[start Input]

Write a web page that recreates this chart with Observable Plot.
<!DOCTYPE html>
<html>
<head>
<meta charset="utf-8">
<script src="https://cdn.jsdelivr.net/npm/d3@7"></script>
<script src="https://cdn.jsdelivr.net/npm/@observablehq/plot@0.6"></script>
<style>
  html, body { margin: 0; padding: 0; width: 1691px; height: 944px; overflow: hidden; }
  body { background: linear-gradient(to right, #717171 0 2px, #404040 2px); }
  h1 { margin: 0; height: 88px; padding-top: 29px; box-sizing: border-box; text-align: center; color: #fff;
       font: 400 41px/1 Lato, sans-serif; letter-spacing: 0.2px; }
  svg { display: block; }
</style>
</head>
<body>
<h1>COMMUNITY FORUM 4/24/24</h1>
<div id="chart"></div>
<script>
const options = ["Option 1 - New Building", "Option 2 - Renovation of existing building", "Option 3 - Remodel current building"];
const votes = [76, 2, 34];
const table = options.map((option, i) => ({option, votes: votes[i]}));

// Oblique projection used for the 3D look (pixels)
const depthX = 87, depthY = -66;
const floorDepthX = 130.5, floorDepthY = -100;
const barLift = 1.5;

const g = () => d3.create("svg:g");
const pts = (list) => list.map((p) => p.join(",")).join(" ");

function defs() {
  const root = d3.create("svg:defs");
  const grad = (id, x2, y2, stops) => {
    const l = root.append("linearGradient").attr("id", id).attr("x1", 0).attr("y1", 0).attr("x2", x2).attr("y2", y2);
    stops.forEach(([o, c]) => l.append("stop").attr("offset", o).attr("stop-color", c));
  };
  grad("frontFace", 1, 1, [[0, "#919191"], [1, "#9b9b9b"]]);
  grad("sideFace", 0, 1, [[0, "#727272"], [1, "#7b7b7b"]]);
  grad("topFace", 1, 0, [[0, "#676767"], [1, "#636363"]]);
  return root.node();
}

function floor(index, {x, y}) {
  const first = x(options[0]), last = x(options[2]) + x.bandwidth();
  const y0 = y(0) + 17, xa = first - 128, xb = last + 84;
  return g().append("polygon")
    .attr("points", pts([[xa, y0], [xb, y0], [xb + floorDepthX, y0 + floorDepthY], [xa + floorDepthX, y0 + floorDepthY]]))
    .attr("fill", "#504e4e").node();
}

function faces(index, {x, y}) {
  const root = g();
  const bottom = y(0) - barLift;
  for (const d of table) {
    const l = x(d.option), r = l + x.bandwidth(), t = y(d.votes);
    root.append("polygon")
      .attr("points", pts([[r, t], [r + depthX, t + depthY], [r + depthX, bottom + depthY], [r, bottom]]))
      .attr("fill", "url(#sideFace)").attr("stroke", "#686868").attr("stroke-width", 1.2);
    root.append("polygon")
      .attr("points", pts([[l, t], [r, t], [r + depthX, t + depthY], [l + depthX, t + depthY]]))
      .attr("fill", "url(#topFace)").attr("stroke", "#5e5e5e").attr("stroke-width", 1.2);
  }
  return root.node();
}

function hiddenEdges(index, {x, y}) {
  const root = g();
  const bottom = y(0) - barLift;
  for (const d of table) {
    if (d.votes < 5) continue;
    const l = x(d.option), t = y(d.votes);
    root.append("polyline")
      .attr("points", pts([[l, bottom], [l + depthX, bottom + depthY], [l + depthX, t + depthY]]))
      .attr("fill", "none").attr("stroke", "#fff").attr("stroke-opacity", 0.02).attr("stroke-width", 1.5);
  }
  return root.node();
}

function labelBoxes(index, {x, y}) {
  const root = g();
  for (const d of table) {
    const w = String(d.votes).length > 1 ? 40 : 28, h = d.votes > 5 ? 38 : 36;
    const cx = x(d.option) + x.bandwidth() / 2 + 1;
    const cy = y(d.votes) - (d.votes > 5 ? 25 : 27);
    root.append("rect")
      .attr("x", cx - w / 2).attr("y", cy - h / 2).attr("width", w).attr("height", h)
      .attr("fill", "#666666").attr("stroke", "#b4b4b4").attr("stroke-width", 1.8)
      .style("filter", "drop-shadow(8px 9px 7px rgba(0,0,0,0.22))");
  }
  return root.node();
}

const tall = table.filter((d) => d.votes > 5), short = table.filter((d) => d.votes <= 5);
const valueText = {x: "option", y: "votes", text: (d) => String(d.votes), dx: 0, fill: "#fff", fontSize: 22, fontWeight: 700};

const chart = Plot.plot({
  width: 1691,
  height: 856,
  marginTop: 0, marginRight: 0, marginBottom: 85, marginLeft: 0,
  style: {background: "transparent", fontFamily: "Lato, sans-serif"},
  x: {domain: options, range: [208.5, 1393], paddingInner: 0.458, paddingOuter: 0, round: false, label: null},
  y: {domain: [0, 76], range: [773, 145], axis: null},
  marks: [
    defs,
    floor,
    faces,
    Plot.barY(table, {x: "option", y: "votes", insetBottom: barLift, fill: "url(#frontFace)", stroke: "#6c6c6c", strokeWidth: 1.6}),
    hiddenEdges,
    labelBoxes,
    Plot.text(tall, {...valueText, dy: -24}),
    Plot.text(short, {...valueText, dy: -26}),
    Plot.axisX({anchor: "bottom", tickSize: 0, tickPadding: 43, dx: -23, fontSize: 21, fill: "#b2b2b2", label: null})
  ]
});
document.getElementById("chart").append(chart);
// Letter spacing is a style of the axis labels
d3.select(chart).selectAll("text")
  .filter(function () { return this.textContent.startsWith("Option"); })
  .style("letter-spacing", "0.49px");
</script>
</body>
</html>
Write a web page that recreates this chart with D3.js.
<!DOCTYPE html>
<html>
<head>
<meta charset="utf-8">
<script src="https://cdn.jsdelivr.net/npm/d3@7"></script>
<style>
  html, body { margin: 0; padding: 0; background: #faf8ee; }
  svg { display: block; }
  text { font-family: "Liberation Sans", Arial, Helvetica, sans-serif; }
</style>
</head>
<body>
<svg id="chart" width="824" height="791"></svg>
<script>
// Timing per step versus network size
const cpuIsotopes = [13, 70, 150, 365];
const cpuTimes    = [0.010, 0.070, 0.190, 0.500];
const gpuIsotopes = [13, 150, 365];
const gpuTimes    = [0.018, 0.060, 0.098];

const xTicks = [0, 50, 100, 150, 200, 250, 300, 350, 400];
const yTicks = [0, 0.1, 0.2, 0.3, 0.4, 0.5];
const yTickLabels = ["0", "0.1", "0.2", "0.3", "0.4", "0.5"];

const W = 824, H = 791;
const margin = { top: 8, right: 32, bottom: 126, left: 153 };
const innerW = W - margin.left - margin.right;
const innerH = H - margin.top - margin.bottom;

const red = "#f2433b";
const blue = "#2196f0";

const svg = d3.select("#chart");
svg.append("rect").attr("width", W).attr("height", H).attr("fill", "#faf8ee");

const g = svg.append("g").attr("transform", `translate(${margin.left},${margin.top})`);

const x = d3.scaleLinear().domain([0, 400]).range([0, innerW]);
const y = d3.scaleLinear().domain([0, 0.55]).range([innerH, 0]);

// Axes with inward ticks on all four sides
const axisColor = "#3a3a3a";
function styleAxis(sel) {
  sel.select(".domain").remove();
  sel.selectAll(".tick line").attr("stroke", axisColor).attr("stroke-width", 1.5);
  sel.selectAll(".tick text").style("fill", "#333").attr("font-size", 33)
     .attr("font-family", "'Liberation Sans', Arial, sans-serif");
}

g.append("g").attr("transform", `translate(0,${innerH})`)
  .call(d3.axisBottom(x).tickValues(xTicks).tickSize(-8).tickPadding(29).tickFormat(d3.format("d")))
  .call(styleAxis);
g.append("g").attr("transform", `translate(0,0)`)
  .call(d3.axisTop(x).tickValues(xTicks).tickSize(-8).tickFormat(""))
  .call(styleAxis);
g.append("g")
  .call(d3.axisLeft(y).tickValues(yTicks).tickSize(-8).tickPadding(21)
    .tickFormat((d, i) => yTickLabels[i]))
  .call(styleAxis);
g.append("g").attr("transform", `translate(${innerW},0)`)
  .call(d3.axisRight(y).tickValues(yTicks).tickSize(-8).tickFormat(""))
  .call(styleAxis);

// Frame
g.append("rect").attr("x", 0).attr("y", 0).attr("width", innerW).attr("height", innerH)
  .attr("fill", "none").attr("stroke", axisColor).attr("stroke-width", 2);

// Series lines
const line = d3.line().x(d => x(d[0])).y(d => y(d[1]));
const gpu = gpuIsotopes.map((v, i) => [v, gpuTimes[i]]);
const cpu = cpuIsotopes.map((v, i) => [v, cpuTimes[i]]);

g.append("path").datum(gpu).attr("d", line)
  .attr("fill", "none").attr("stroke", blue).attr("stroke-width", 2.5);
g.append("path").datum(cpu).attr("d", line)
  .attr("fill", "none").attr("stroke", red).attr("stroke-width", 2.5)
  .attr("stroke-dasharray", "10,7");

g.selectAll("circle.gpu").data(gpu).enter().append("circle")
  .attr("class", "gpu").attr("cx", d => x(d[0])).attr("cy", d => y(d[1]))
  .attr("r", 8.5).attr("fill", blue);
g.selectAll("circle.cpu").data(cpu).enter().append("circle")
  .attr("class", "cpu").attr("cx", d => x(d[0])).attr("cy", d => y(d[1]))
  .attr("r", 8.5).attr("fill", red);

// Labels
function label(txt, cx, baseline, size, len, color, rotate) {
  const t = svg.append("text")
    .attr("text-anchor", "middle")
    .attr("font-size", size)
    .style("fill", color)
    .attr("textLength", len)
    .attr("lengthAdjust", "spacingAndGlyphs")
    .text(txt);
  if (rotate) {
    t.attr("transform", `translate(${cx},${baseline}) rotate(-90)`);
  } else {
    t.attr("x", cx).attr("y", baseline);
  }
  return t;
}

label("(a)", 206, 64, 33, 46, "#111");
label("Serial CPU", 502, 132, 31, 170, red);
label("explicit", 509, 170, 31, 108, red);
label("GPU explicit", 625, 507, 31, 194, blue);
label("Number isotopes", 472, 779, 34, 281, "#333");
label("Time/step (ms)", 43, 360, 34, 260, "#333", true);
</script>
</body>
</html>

[end Input]

> Problem details: Starting at the first line of the records, print each line exactly, stopping after the line that contains "const pts = (list)".

> Solved exercise:
Write a web page that recreates this chart with Observable Plot.
<!DOCTYPE html>
<html>
<head>
<meta charset="utf-8">
<script src="https://cdn.jsdelivr.net/npm/d3@7"></script>
<script src="https://cdn.jsdelivr.net/npm/@observablehq/plot@0.6"></script>
<style>
  html, body { margin: 0; padding: 0; width: 1691px; height: 944px; overflow: hidden; }
  body { background: linear-gradient(to right, #717171 0 2px, #404040 2px); }
  h1 { margin: 0; height: 88px; padding-top: 29px; box-sizing: border-box; text-align: center; color: #fff;
       font: 400 41px/1 Lato, sans-serif; letter-spacing: 0.2px; }
  svg { display: block; }
</style>
</head>
<body>
<h1>COMMUNITY FORUM 4/24/24</h1>
<div id="chart"></div>
<script>
const options = ["Option 1 - New Building", "Option 2 - Renovation of existing building", "Option 3 - Remodel current building"];
const votes = [76, 2, 34];
const table = options.map((option, i) => ({option, votes: votes[i]}));

// Oblique projection used for the 3D look (pixels)
const depthX = 87, depthY = -66;
const floorDepthX = 130.5, floorDepthY = -100;
const barLift = 1.5;

const g = () => d3.create("svg:g");
const pts = (list) => list.map((p) => p.join(",")).join(" ");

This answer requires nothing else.